= Tiburzio di Maso =

Tiburzio di Maso (executed 31 October 1460) was a leader of an anarchic faction in Rome that briefly attempted to restore the medieval commune of the city, the last attempt at populist government in the States of the Church.

In the tumultuous atmosphere of the revolt against Ferrante, the Aragonese King of Naples by the local lords who supported the claims of the House of Anjou, which broke out anew in 1460, Francesco Sforza had induced the Pope, Pius II to support Ferrante in the Neapolitan War of 1460–61. The strife in the Kingdom of Naples was reflected in Rome. In the absence of the Pope, who was taking the waters for his gout in the neighborhood of his native Siena in the aftermath of the disappointing Council of Mantua, two bands of youthful thugs competed for territory in the city of Rome. The Conservatori were inactive and the disturbances grew so great by the end of March that the Governor was forced to vacate the Lateran Palace and call on Pius for military support.
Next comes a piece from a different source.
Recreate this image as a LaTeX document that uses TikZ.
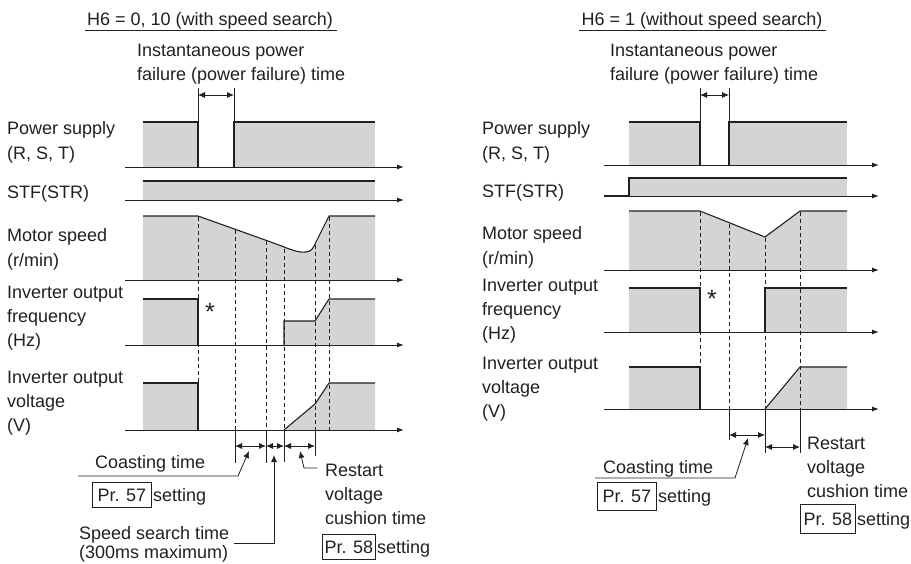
\documentclass[tikz,border=0pt]{standalone}
\usepackage{fontspec}
\setmainfont{Liberation Sans}
\usetikzlibrary{arrows.meta}
\definecolor{wg}{gray}{0.83}
\definecolor{ink}{rgb}{0.14,0.12,0.12}
\begin{document}
\begin{tikzpicture}[x=1pt,y=-1pt,
  lbl/.style={anchor=base west, inner sep=0pt, text=ink, font=\fontsize{18}{22}\selectfont},
  ttl/.style={lbl, anchor=base},
  star/.style={anchor=base, inner sep=0pt, text=ink, font=\fontsize{25}{25}\selectfont},
  prbox/.style={draw=ink, line width=0.8pt, inner sep=0pt, anchor=north west, text=ink, font=\fontsize{18}{22}\selectfont},
  wave/.style={draw=ink, line width=1.1pt, line join=miter},
  shade/.style={fill=wg},
  axis/.style={draw=ink, line width=1pt, -{Latex[length=7pt,width=5pt]}},
  dline/.style={draw=ink, line width=0.8pt, dash pattern=on 4pt off 3pt},
  ext/.style={draw=ink, line width=0.8pt},
  dim/.style={draw=ink, line width=0.8pt, {Latex[length=7pt,width=6pt]}-{Latex[length=7pt,width=6pt]}},
  lead/.style={draw=ink, line width=0.8pt, -{Latex[length=7pt,width=6pt]}},
  uline/.style={draw=ink, line width=0.8pt}
]
\useasboundingbox (0,0) rectangle (911,563);

%================ LEFT PANEL =================
\node[ttl] (lt) at (210,25) {H6 = 0, 10 (with speed search)};
\draw[uline] (85,30) -- (337,30);
\node[lbl] (lif1) at (137,56) {Instantaneous power};
\node[lbl] (lif2) at (137,80) {failure (power failure) time};

\node[lbl] (lps1) at (7,134) {Power supply};
\node[lbl] (lps2) at (7,159) {(R, S, T)};
\node[lbl] (lstf) at (7,198) {STF(STR)};
\node[lbl] (lms1) at (7,241) {Motor speed};
\node[lbl] (lms2) at (7,266) {(r/min)};
\node[lbl] (lfq1) at (7,298) {Inverter output};
\node[lbl] (lfq2) at (7,322) {frequency};
\node[lbl] (lfq3) at (7,346) {(Hz)};
\node[lbl] (lv1) at (7,383) {Inverter output};
\node[lbl] (lv2) at (7,407) {voltage};
\node[lbl] (lv3) at (7,431) {(V)};

% power supply
\fill[shade] (143,122) rectangle (198,167);
\fill[shade] (234,122) rectangle (375,167);
\draw[wave] (143,122) -- (198,122) -- (198,167);
\draw[wave] (234,167) -- (234,122) -- (375,122);
\draw[axis] (125,167) -- (404,167);
\draw[ext] (198,88) -- (198,122);
\draw[ext] (234,88) -- (234,122);
\draw[dim] (198,95) -- (234,95);

% STF
\fill[shade] (143,181) rectangle (375,200);
\draw[wave] (143,181) -- (375,181);
\draw[axis] (125,200) -- (404,200);

% motor speed
\fill[shade] (143,216) -- (198,216) -- (268,241) .. controls (288,248) and (296,253) .. (306,252)
  .. controls (310,251.5) and (312,250) .. (314,246) -- (329,216) -- (375,216) -- (375,280) -- (143,280) -- cycle;
\draw[wave] (143,216) -- (198,216) -- (268,241) .. controls (288,248) and (296,253) .. (306,252)
  .. controls (310,251.5) and (312,250) .. (314,246) -- (329,216) -- (375,216);
\draw[axis] (125,280) -- (404,280);

% frequency
\fill[shade] (143,299) rectangle (198,345);
\draw[wave] (143,299) -- (198,299) -- (198,345);
\fill[shade] (284,345) -- (284,321) -- (315,321) -- (329,299) -- (375,299) -- (375,345) -- cycle;
\draw[wave] (284,345) -- (284,321) -- (315,321) -- (329,299) -- (375,299);
\draw[axis] (125,345) -- (404,345);
\node[star] (lstar) at (210,320) {*};

% voltage
\fill[shade] (143,383) rectangle (198,430);
\draw[wave] (143,383) -- (198,383) -- (198,430);
\fill[shade] (284,430) -- (315,404) -- (329,383) -- (375,383) -- (375,430) -- cycle;
\draw[wave] (284,430) -- (315,404) -- (329,383) -- (375,383);
\draw[axis] (125,430) -- (404,430);

% dashed guides
\draw[dline] (198,217) -- (198,430);
\draw[dline] (235,230) -- (235,430);
\draw[dline] (266,241) -- (266,430);
\draw[dline] (284,249) -- (284,430);
\draw[dline] (315,245) -- (315,430);
\draw[dline] (329,217) -- (329,430);

% extension lines and dimensions
\draw[ext] (235,430) -- (235,463);
\draw[ext] (266,430) -- (266,463);
\draw[ext] (284,430) -- (284,462);
\draw[ext] (315,430) -- (315,456);
\coordinate (lc1) at (235,446);
\coordinate (lc2) at (266,446);
\coordinate (lc3) at (284,446);
\coordinate (lc4) at (315,446);
\draw[dim] (lc1) -- (lc2);
\draw[dim] (lc2) -- (lc3);
\draw[dim] (lc3) -- (lc4);

% coasting label
\node[lbl] (lcoast) at (95,468) {Coasting time};
\coordinate (lcoastL) at (78,476);
\coordinate (lcoastK) at (238,476);
\coordinate (lcoastT) at (249,451);
\draw[lead] (lcoastL) -- (lcoastK) -- (lcoastT);
\node[prbox, minimum width=59pt, minimum height=25pt] (lpr57) at (92,482) {Pr. 57};
\node[lbl] (lset57) at (153,501) {setting};

% speed search label
\node[lbl] (lss1) at (79,539) {Speed search time};
\node[lbl] (lss2) at (79,558) {(300ms maximum)};
\coordinate (lssK) at (274,543);
\coordinate (lssT) at (274,455);
\draw[lead] ([xshift=5pt,yshift=-4pt]lss1.base east) -- (lssK) -- (lssT);

% restart label
\node[lbl] (lrs1) at (325,476) {Restart};
\node[lbl] (lrs2) at (325,500) {voltage};
\node[lbl] (lrs3) at (325,524) {cushion time};
\node[prbox, minimum width=53pt, minimum height=25pt] (lpr58) at (322,534) {Pr. 58};
\node[lbl] (lset58) at (377,553) {setting};
\coordinate (lrsT) at (300,451);
\coordinate (lrsK) at (304,468);
\coordinate (lrsE) at (317,468);
\draw[lead] (lrsE) -- (lrsK) -- (lrsT);

%================ RIGHT PANEL =================
\node[ttl] (rt) at (702,25) {H6 = 1 (without speed search)};
\draw[uline] (579,30) -- (826,30);
\node[lbl] (rif1) at (610,56) {Instantaneous power};
\node[lbl] (rif2) at (610,80) {failure (power failure) time};

\node[lbl] (rps1) at (482,134) {Power supply};
\node[lbl] (rps2) at (482,159) {(R, S, T)};
\node[lbl] (rstf) at (482,197) {STF(STR)};
\node[lbl] (rms1) at (482,239) {Motor speed};
\node[lbl] (rms2) at (482,264) {(r/min)};
\node[lbl] (rfq1) at (482,291) {Inverter output};
\node[lbl] (rfq2) at (482,315) {frequency};
\node[lbl] (rfq3) at (482,339) {(Hz)};
\node[lbl] (rv1) at (482,369) {Inverter output};
\node[lbl] (rv2) at (482,393) {voltage};
\node[lbl] (rv3) at (482,417) {(V)};

% power supply
\fill[shade] (629,122) rectangle (700,165);
\fill[shade] (729,122) rectangle (847,165);
\draw[wave] (629,122) -- (700,122) -- (700,165);
\draw[wave] (729,165) -- (729,122) -- (847,122);
\draw[axis] (604,165) -- (879,165);
\draw[ext] (700,88) -- (700,122);
\draw[ext] (729,88) -- (729,122);
\draw[dim] (700,95) -- (729,95);

% STF
\fill[shade] (629,178) rectangle (847,196);
\draw[axis] (604,196) -- (879,196);
\draw[wave] (604,196) -- (629,196) -- (629,178) -- (847,178);

% motor speed
\fill[shade] (629,211) -- (700,211) -- (765,237) -- (800,211) -- (847,211) -- (847,270) -- (629,270) -- cycle;
\draw[wave] (629,211) -- (700,211) -- (765,237) -- (800,211) -- (847,211);
\draw[axis] (604,270) -- (879,270);

% frequency
\fill[shade] (629,288) rectangle (700,332);
\draw[wave] (629,288) -- (700,288) -- (700,332);
\fill[shade] (765,288) rectangle (847,332);
\draw[wave] (765,332) -- (765,288) -- (847,288);
\draw[axis] (604,332) -- (879,332);
\node[star] (rstar) at (712,307) {*};

% voltage
\fill[shade] (629,367) rectangle (700,409);
\draw[wave] (629,367) -- (700,367) -- (700,409);
\fill[shade] (765,409) -- (800,367) -- (847,367) -- (847,409) -- cycle;
\draw[wave] (765,409) -- (800,367) -- (847,367);
\draw[axis] (604,409) -- (879,409);

% dashed guides
\draw[dline] (700,212) -- (700,409);
\draw[dline] (729,224) -- (729,409);
\draw[dline] (765,238) -- (765,409);
\draw[dline] (800,212) -- (800,409);

% extensions and dimensions
\draw[ext] (729,409) -- (729,440);
\draw[ext] (765,409) -- (765,453);
\draw[ext] (800,409) -- (800,453);
\coordinate (rc1) at (729,435);
\coordinate (rc2) at (765,435);
\coordinate (rc3) at (765,447);
\coordinate (rc4) at (800,447);
\draw[dim] (rc1) -- (rc2);
\draw[dim] (rc3) -- (rc4);

% coasting label
\node[lbl] (rcoast) at (603,473) {Coasting time};
\coordinate (rcoastL) at (595,478);
\coordinate (rcoastK) at (735,478);
\coordinate (rcoastT) at (748,438);
\draw[lead] (rcoastL) -- (rcoastK) -- (rcoastT);
\node[prbox, minimum width=59pt, minimum height=28pt] (rpr57) at (597,482) {Pr. 57};
\node[lbl] (rset57) at (658,502) {setting};

% restart label
\node[lbl] (rrs1) at (807,449) {Restart};
\node[lbl] (rrs2) at (807,473) {voltage};
\node[lbl] (rrs3) at (807,497) {cushion time};
\node[prbox, minimum width=55pt, minimum height=29pt] (rpr58) at (800,504) {Pr. 58};
\node[lbl] (rset58) at (857,525) {setting};
\end{tikzpicture}
\end{document}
The perennial anti-Papal party in Rome, at this time headed by the Savelli, the Colonna and the Anguillara, made overtures to the condottiero Jacopo Piccinino, son of Niccolò Piccinino, who was fighting for René d'Anjou. Violence erupted in Rome over the rescue from the law of an abductor of a young woman, by a gang headed by the brothers Tiburzio and Valeriano di Maso, whose father, brother-in-law to Stefano Porcari, had been executed for his complicity in Porcaro's plot against Nicholas V in 1453 . The brothers, announcing that they were "throwing off the yoke of the priests" according to Stefano Infessura, and restoring the Roman Republic, barricaded themselves in the Pantheon, and then, driven from stronghold to stronghold, fortified themselves in Palazzo Capranica.

Jacopo Piccinino was plundering in the Sabine Hills and threatened Rome, according to an informant who identified as Piccinino's supporters the Prince of Taranto, Everso di Anguillara, Jacopo Savelli and the Colonna, and that Tiburzio's gang would open the gates of Rome to the condottiero.

Pius finally left Siena; he gathered together at Orvieto representatives of the contending houses of Aragon and Anjou preparatory to making peace, gathered five hundred horseman at Viterbo and set out for Rome where he arrived 6 October, to public expressions of joy and relief.

In mid-October, with rumors rife of an assault on the city by Piccinino, Tiburzio made an attempt to rescue a captured ally, calling fruitlessly on the city to rise up, and was captured with some of his comrades as they attempted to flee to Palombara. On the scaffold he acknowledged that he had intended, with the aid of the Ghibelline barons and Piccinino, to overthrow the papal government, made bold by the predictions of a fortune-teller.

He was hanged on the Campidoglio, 31 October 1460. In March 1461, eleven other members of Tiburzio's gang ventured to Rome from Palombara and were captured and hanged. On 10 July 1461, Jacopo Savelli, the last genuine threat, threw himself at Pius' feet and was granted mercy.